A practical example of how efficient code re-use can impact the adaptability of an organisation to changing business conditions is to view the relationship between the programming staff and the "quants." Quants are primarily responsible for re-engineering algorithms, the intellectual property which distinguishes their products and services in the marketplace. In large portfolios, a significant number of correlations must be run to assess risk before trading strategies are put in place. "Quants" are constantly rewriting algorithms to accommodate new trading strategies. Risk management solutions that draw data from disparate sources throughout the enterprise require a cohesive framework for compute intensive applications. Systems written in Java can be easily modified with high quality. Adjustments to algorithmic modelling strategies such as VWAP, TWAP, stat arb, implied trading and other innovative models, can be accomplished in short time.

Quality and Reliability You Can Depend On

In one sense, Java is a platform, more so than a language. In the past decade, it has evolved into a broad development environment with robust tools and utilities that allow developers and architects to build new systems that ensure maximum uptime and scalability in multiple environments. Fast, portable and bullet-proof applications written in Java are superior to other languages that are orders of magnitude more complex and error prone.
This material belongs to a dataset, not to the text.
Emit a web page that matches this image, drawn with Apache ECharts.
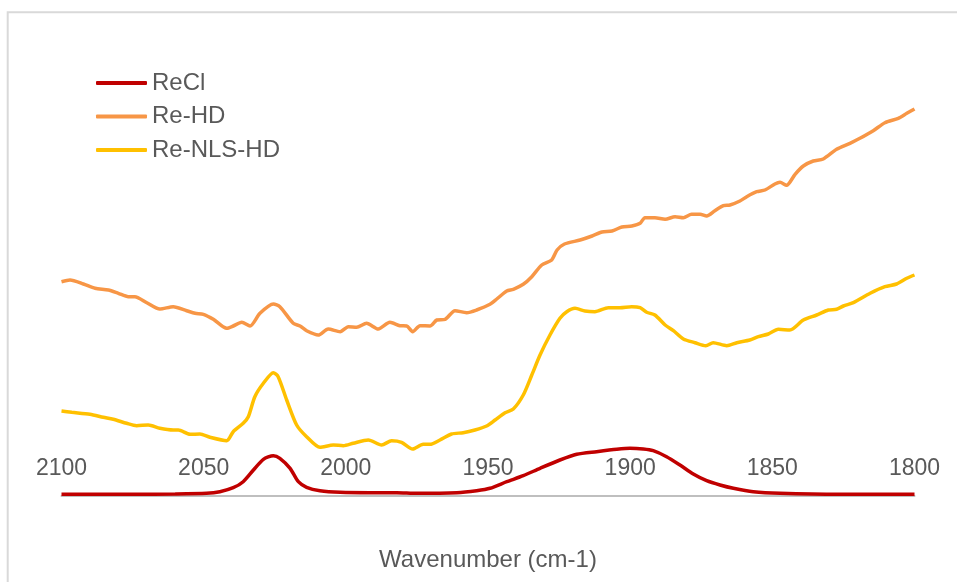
<!DOCTYPE html>
<html>
<head>
<meta charset="utf-8">
<script src="https://cdn.jsdelivr.net/npm/echarts@6/dist/echarts.min.js"></script>
<style>
html,body{margin:0;padding:0;background:#fff;}
#chart{width:957px;height:582px;}
</style>
</head>
<body>
<div id="chart"></div>
<script>
// Wavenumber axis ticks
const xTicks = [2100, 2050, 2000, 1950, 1900, 1850, 1800];
const seriesNames = ['ReCl', 'Re-HD', 'Re-NLS-HD'];

// ReCl
const reclWn = [2100, 2075, 2060, 2049, 2044.3, 2039.6, 2036.1, 2032.5, 2029, 2025.5, 2023.2, 2019.6, 2016.7, 2013.8, 2009.1, 2002, 1991.5, 1982.1, 1975.1, 1961, 1954, 1949.3, 1943.4, 1937.6, 1931.7, 1924.7, 1918.8, 1911.8, 1904.7, 1900.1, 1895.4, 1891.9, 1887.2, 1882.5, 1877.8, 1873.1, 1868.4, 1863.7, 1856.7, 1847.3, 1826.2, 1800];
const reclAbs = [0.017, 0.017, 0.02, 0.027, 0.043, 0.083, 0.143, 0.26, 0.367, 0.403, 0.377, 0.277, 0.143, 0.087, 0.053, 0.037, 0.033, 0.033, 0.027, 0.033, 0.053, 0.077, 0.143, 0.203, 0.277, 0.36, 0.417, 0.443, 0.467, 0.477, 0.47, 0.453, 0.393, 0.31, 0.22, 0.153, 0.11, 0.077, 0.043, 0.027, 0.017, 0.017];

// Re-HD
const reHdWn = [2100, 2097, 2092.3, 2088.2, 2083.5, 2080, 2076.5, 2074.2, 2070, 2065.4, 2060.7, 2056, 2053, 2050.1, 2046.6, 2041.9, 2039.6, 2036.6, 2033.7, 2030.2, 2025.5, 2023.2, 2018.5, 2016.1, 2013.8, 2009.7, 2006.2, 2002, 1999.1, 1996.2, 1992.7, 1988.6, 1984.5, 1981, 1978.6, 1976.5, 1973.9, 1970.4, 1968, 1965.1, 1961.6, 1957.5, 1954, 1949.3, 1946.9, 1943.4, 1941.1, 1937.6, 1934.6, 1931.1, 1927.6, 1925.7, 1923.1, 1917.6, 1913.4, 1909.9, 1906.4, 1902.9, 1899.4, 1896.5, 1894.8, 1891.3, 1887.7, 1884.2, 1881.3, 1878.4, 1875.4, 1873.1, 1870.2, 1867.2, 1864.9, 1861.4, 1859, 1855.5, 1852.6, 1849.1, 1847.3, 1845, 1842, 1839.1, 1835.6, 1832.1, 1827.4, 1822.7, 1819.2, 1814.5, 1810.4, 1805.7, 1802.7, 1800];
const reHdAbs = [2.143, 2.16, 2.12, 2.077, 2.06, 2.027, 1.993, 1.993, 1.933, 1.87, 1.893, 1.853, 1.827, 1.817, 1.767, 1.677, 1.70, 1.737, 1.70, 1.827, 1.92, 1.893, 1.727, 1.70, 1.653, 1.61, 1.67, 1.643, 1.693, 1.687, 1.727, 1.67, 1.737, 1.703, 1.70, 1.643, 1.703, 1.70, 1.76, 1.767, 1.853, 1.833, 1.86, 1.917, 1.97, 2.05, 2.067, 2.117, 2.193, 2.31, 2.36, 2.46, 2.52, 2.56, 2.60, 2.64, 2.65, 2.69, 2.70, 2.727, 2.783, 2.783, 2.767, 2.793, 2.783, 2.817, 2.817, 2.80, 2.853, 2.903, 2.91, 2.95, 2.993, 3.043, 3.06, 3.12, 3.137, 3.107, 3.217, 3.30, 3.35, 3.37, 3.467, 3.527, 3.577, 3.653, 3.733, 3.777, 3.827, 3.87];

// Re-NLS-HD
const reNlsWn = [2100, 2096.4, 2090, 2085.3, 2081.8, 2077.1, 2073.6, 2069.5, 2065.4, 2060.7, 2058.9, 2054.8, 2051.3, 2047.8, 2041.9, 2039.6, 2036.1, 2034.3, 2032, 2029, 2025.5, 2023.8, 2020.8, 2017.3, 2013.8, 2009.1, 2004.4, 2000.9, 1997.4, 1992.1, 1987.4, 1983.9, 1980.4, 1976.5, 1972.8, 1970.4, 1966.9, 1962.8, 1958.7, 1954.6, 1950.5, 1947.5, 1944, 1941.1, 1937.6, 1934.6, 1931.7, 1928.2, 1924.7, 1922.3, 1919.4, 1915.9, 1912.4, 1907.7, 1903.6, 1899.5, 1896.5, 1894.2, 1891.3, 1887.7, 1884.8, 1881.3, 1877.2, 1873.4, 1870.8, 1866, 1862.5, 1857.9, 1854.9, 1851.4, 1847.9, 1843.8, 1839.1, 1834.4, 1830.3, 1827.4, 1825, 1821.5, 1815.6, 1810.4, 1806.3, 1802.7, 1800];
const reNlsAbs = [0.85, 0.837, 0.817, 0.787, 0.767, 0.727, 0.703, 0.71, 0.677, 0.66, 0.66, 0.617, 0.62, 0.587, 0.553, 0.643, 0.727, 0.793, 0.993, 1.127, 1.233, 1.193, 0.96, 0.71, 0.593, 0.487, 0.51, 0.503, 0.527, 0.56, 0.51, 0.553, 0.537, 0.47, 0.517, 0.517, 0.56, 0.62, 0.633, 0.66, 0.70, 0.76, 0.833, 0.87, 1.01, 1.21, 1.41, 1.61, 1.777, 1.843, 1.877, 1.85, 1.843, 1.883, 1.883, 1.893, 1.883, 1.837, 1.81, 1.71, 1.653, 1.57, 1.533, 1.503, 1.533, 1.503, 1.533, 1.56, 1.593, 1.62, 1.667, 1.66, 1.76, 1.81, 1.86, 1.867, 1.90, 1.933, 2.027, 2.093, 2.12, 2.177, 2.21];

const zip = (a, b) => a.map((v, i) => [v, b[i]]);
const FONT = '"Liberation Sans", Arial, sans-serif';
const TEXT = '#595959';

const chart = echarts.init(document.getElementById('chart'), null, {renderer: 'canvas'});
chart.setOption({
  animation: false,
  backgroundColor: '#ffffff',
  textStyle: {fontFamily: FONT},
  graphic: [{
    type: 'rect', silent: true, z: -1,
    shape: {x: 7.7, y: 12.2, width: 1200, height: 1200},
    style: {fill: 'none', stroke: '#d9d9d9', lineWidth: 2}
  }],
  legend: {
    orient: 'vertical',
    left: 96, top: 71,
    padding: 0,
    itemWidth: 51, itemHeight: 4, itemGap: 9.5,
    icon: 'roundRect',
    data: seriesNames,
    textStyle: {fontSize: 24, color: TEXT, fontFamily: FONT}
  },
  grid: {left: 61.5, right: 42.5, top: 16, bottom: 86},
  xAxis: {
    type: 'value', min: 1800, max: 2100, interval: 50, inverse: true,
    name: 'Wavenumber (cm-1)', nameLocation: 'middle', nameGap: 52,
    nameTextStyle: {fontSize: 24, color: TEXT, fontFamily: FONT},
    axisLine: {show: true, onZero: false, lineStyle: {color: '#bfbfbf', width: 2}},
    axisTick: {show: false},
    splitLine: {show: false},
    axisLabel: {
      inside: true, margin: 16, fontSize: 23, color: TEXT, fontFamily: FONT,
      showMinLabel: true, showMaxLabel: true,
      formatter: v => xTicks.includes(v) ? String(v) : ''
    }
  },
  yAxis: {type: 'value', min: 0, max: 4.8, show: false, splitLine: {show: false}},
  series: [
    {name: seriesNames[0], type: 'line', data: zip(reclWn, reclAbs), showSymbol: false, smooth: 0.25, color: '#C00000', lineStyle: {width: 3.5, color: '#C00000'}, z: 4},
    {name: seriesNames[1], type: 'line', data: zip(reHdWn, reHdAbs), showSymbol: false, smooth: 0.25, color: '#F79646', lineStyle: {width: 3.5, color: '#F79646'}, z: 3},
    {name: seriesNames[2], type: 'line', data: zip(reNlsWn, reNlsAbs), showSymbol: false, smooth: 0.25, color: '#FFC000', lineStyle: {width: 3.5, color: '#FFC000'}, z: 3}
  ]
});
</script>
</body>
</html>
The delivery of custom trading applications is more about using what makes sense. The Java platform provides state of the art tools for developing, debugging and deploying a high performance system. It offers a means to manage memory that does not solely rely on the programmer. It has simple and effective ways of implementing object-oriented designs that allow for a team of programmers to implement a system that is easily adapted to ever changing business conditions.

In these situations where automated trading systems are the lifeblood of an organisation, Java enables enormous programming efficiencies that result in superior performance, availability and time-to-market.